Flocking with a $q$-fold discrete symmetry: band-to-lane transition in the active Potts model

Abstract: We study the $q$-state active Potts model (APM) on a two-dimensional lattice in which self-propelled particles have $q$ internal states corresponding to the $q$ directions of motion. A local alignment rule inspired by the ferromagnetic $q$-state Potts model and self-propulsion via biased diffusion according to the internal particle states leads to a collective motion at high densities and low noise. We formulate a coarse-grained hydrodynamic theory of the model, compute the phase diagrams of the APM for $q=4$ and $q=6$ and explore the flocking dynamics in the region, in which the high-density (polar liquid) phase coexists with the low-density (gas) phase and forms a fluctuating stripe of coherently moving particles.
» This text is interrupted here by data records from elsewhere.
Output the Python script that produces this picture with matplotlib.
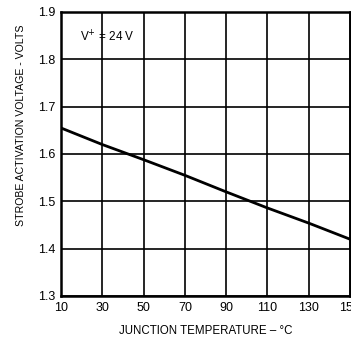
import matplotlib
matplotlib.use('Agg')
import matplotlib.pyplot as plt

plt.rcParams['font.family'] = ['Liberation Sans', 'DejaVu Sans']

# data
temp_c = [10, 30, 50, 70, 90, 110, 130, 150]
strobe_v = [1.655, 1.62, 1.588, 1.555, 1.52, 1.486, 1.454, 1.42]

x_ticks = [10, 30, 50, 70, 90, 110, 130, 150]
y_ticks = [1.3, 1.4, 1.5, 1.6, 1.7, 1.8, 1.9]

fig = plt.figure(figsize=(3.51, 3.37), dpi=100)
ax = fig.add_axes([61 / 351, 41 / 337, 289 / 351, 284 / 337])

ax.plot(temp_c, strobe_v, color='black', linewidth=2.0, solid_capstyle='butt')

ax.set_xlim(10, 150)
ax.set_ylim(1.3, 1.9)
ax.set_xticks(x_ticks)
ax.set_yticks(y_ticks)
ax.set_yticklabels([f'{v:.1f}' for v in y_ticks])
ax.tick_params(length=0, labelsize=9, pad=4)
ax.grid(True, color='black', linewidth=1.2)
for s in ax.spines.values():
    s.set_linewidth(1.8)

ax.text(19, 1.847, 'V$^{+}$ = 24 V', fontsize=8.5, va='center', ha='left')

ax.set_xlabel('JUNCTION TEMPERATURE – °C', fontsize=8.3, labelpad=8)
ax.set_ylabel('STROBE ACTIVATION VOLTAGE - VOLTS', fontsize=7.6)
ax.yaxis.set_label_coords(-0.121, 0.6)

plt.savefig('out.png', dpi=100)
plt.close()
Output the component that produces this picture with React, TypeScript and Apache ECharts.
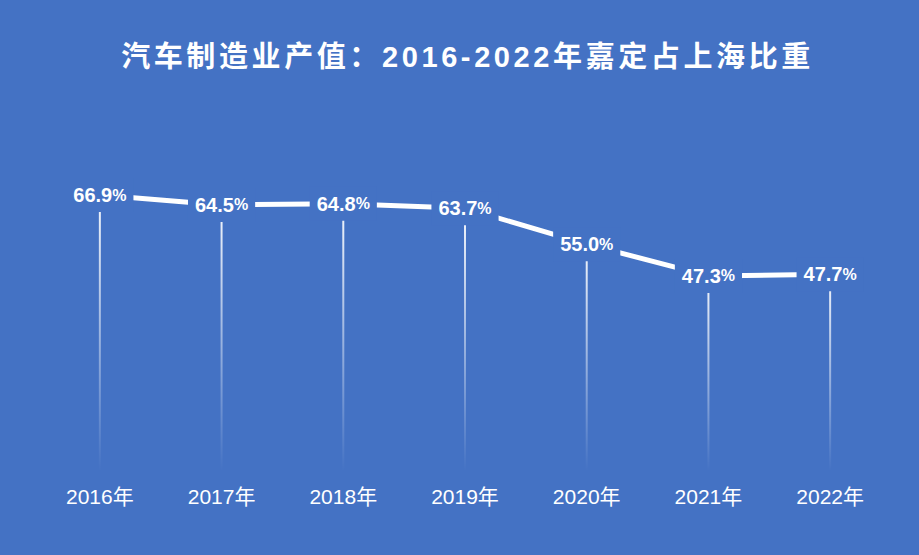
import React, { useEffect, useRef } from "react";
import * as echarts from "echarts";

const TITLE = "汽车制造业产值：2016-2022年嘉定占上海比重";
const categories = ["2016年", "2017年", "2018年", "2019年", "2020年", "2021年", "2022年"];
const shareValues = [66.9, 64.5, 64.8, 63.7, 55.0, 47.3, 47.7];

const BG = "#4472C4";
const FONT = "'Liberation Sans', Arial, 'Noto Sans CJK SC', sans-serif";

export default function App() {
  const ref = useRef<HTMLDivElement>(null);
  useEffect(() => {
    if (!ref.current) return;
    const chart = echarts.init(ref.current, undefined, { renderer: "svg" });
    chart.setOption({
      animation: false,
      backgroundColor: BG,
      title: {
        text: TITLE,
        left: "center",
        top: 37,
        textStyle: {
          color: "#ffffff",
          fontSize: 29,
          fontWeight: "bold",
          fontFamily: FONT,
        },
      },
      grid: { left: 39, right: 28, top: 141, bottom: 84 },
      xAxis: {
        type: "category",
        data: categories,
        boundaryGap: true,
        axisLine: { show: false },
        axisTick: { show: false },
        axisLabel: {
          color: "#ffffff",
          fontSize: 21,
          margin: 15,
          fontFamily: FONT,
        },
      },
      yAxis: {
        type: "value",
        min: 0,
        max: 80,
        show: false,
        splitLine: { show: false },
      },
      series: [
        {
          type: "bar",
          data: shareValues,
          barWidth: 2,
          silent: true,
          itemStyle: {
            color: new echarts.graphic.LinearGradient(0, 0, 0, 1, [
              { offset: 0, color: "rgba(255,255,255,0.95)" },
              { offset: 1, color: "rgba(255,255,255,0)" },
            ]),
          },
          z: 1,
        },
        {
          type: "line",
          data: shareValues,
          symbol: "circle",
          symbolSize: 2,
          showSymbol: true,
          lineStyle: { color: "#ffffff", width: 5 },
          itemStyle: { color: "#ffffff" },
          z: 3,
          label: {
            show: true,
            position: "inside",
            backgroundColor: BG,
            padding: [7, 7],
            formatter: (p: any) => `{v|${p.value.toFixed(1)}}{p|%}`,
            rich: {
              v: {
                color: "#ffffff",
                fontSize: 20,
                fontWeight: "bold",
                fontFamily: FONT,
              },
              p: {
                color: "#ffffff",
                fontSize: 16,
                fontWeight: "bold",
                fontFamily: FONT,
              },
            },
          },
        },
      ],
    });
    const texts = ref.current.querySelectorAll("text");
    texts.forEach((t) => {
      if (t.textContent === TITLE) {
        t.setAttribute("letter-spacing", "3.6");
        t.setAttribute("dx", "8");
      }
    });
    return () => chart.dispose();
  }, []);
  return (
    <div
      ref={ref}
      style={{ position: "fixed", left: 0, top: 0, width: 919, height: 555 }}
    />
  );
}
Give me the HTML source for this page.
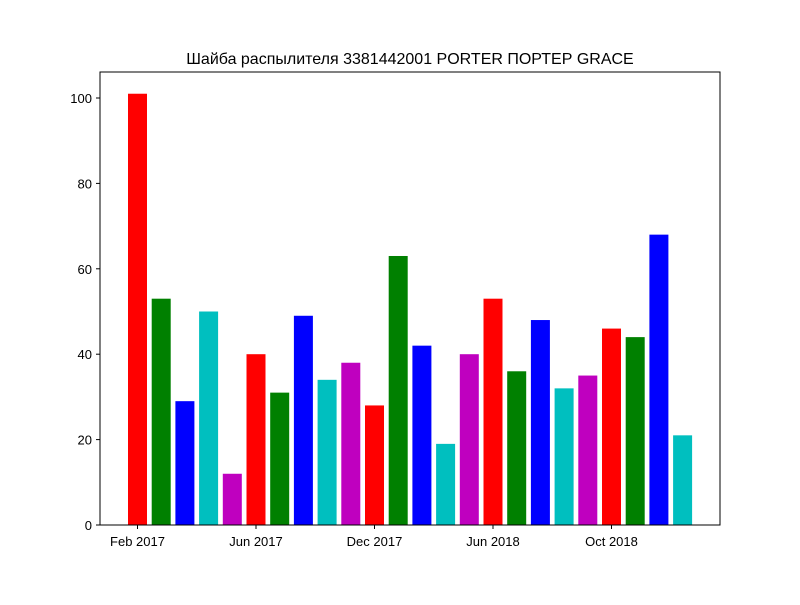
<!DOCTYPE html>
<html><head><meta charset="utf-8"><style>
body{margin:0;background:#fff;}
svg text{font-family:"Liberation Sans","DejaVu Sans",sans-serif;}
</style></head><body>
<svg id="chart" width="800" height="600" xmlns="http://www.w3.org/2000/svg">
<rect width="800" height="600" fill="#fff"/>
<text x="410" y="64" text-anchor="middle" font-size="16">Шайба распылителя 3381442001 PORTER ПОРТЕР GRACE</text>
<g id="bars"></g>
<g id="yaxis"></g>
<g id="xaxis"></g>
<rect x="100" y="72" width="620" height="453" fill="none" stroke="#000" stroke-width="1"/>
</svg>
<script>
const values = [101,53,29,50,12,40,31,49,34,38,28,63,42,19,40,53,36,48,32,35,46,44,68,21];
const colors = ['#ff0000','#008000','#0000ff','#00bfbf','#bf00bf'];
const yTicks = [0,20,40,60,80,100];
const xTickIndex = [0,5,10,15,20];
const xTickLabels = ['Feb 2017','Jun 2017','Dec 2017','Jun 2018','Oct 2018'];
const NS='http://www.w3.org/2000/svg';
const x0=137.5, step=23.7, bw=19, yBase=525, yScale=4.27;
const xs=i=>x0+i*step;
const ys=v=>yBase-v*yScale;
const bars=document.getElementById('bars');
values.forEach((v,i)=>{
  const r=document.createElementNS(NS,'rect');
  r.setAttribute('x',xs(i)-bw/2);r.setAttribute('y',ys(v));
  r.setAttribute('width',bw);r.setAttribute('height',yBase-ys(v));
  r.setAttribute('fill',colors[i%5]);
  
  
  bars.appendChild(r);
});
const ya=document.getElementById('yaxis');
yTicks.forEach(t=>{
  const y=ys(t);
  const l=document.createElementNS(NS,'line');
  l.setAttribute('x1',96);l.setAttribute('x2',100);l.setAttribute('y1',y);l.setAttribute('y2',y);l.setAttribute('stroke','#000');
  
  
  ya.appendChild(l);
  const tx=document.createElementNS(NS,'text');
  tx.setAttribute('x',92);tx.setAttribute('y',y+5);tx.setAttribute('text-anchor','end');tx.setAttribute('font-size','13');
  tx.textContent=t;
  
  
  ya.appendChild(tx);
});
const xa=document.getElementById('xaxis');
xTickIndex.forEach((idx,k)=>{
  const x=xs(idx);
  const l=document.createElementNS(NS,'line');
  l.setAttribute('x1',x);l.setAttribute('x2',x);l.setAttribute('y1',525);l.setAttribute('y2',529);l.setAttribute('stroke','#000');
  
  
  xa.appendChild(l);
  const tx=document.createElementNS(NS,'text');
  tx.setAttribute('x',x);tx.setAttribute('y',546);tx.setAttribute('text-anchor','middle');tx.setAttribute('font-size','13');
  tx.textContent=xTickLabels[k];
  
  
  xa.appendChild(tx);
});
</script>
</body></html>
As a function of the particle self-propulsion velocity, a novel reorientation transition of the phase-separated profiles from transversal band motion to longitudinal lane formation is revealed, which is absent in the Vicsek model and APM for $q=2$ (active Ising model). The origin of this reorientation transition is obtained via a stability analysis: for large velocities, the transverse diffusion constant approaches zero and stabilizes lanes. Finally, we perform microscopic simulations that corroborate our analytical predictions about the flocking and reorientation transitions and validate the phase diagrams of the APM.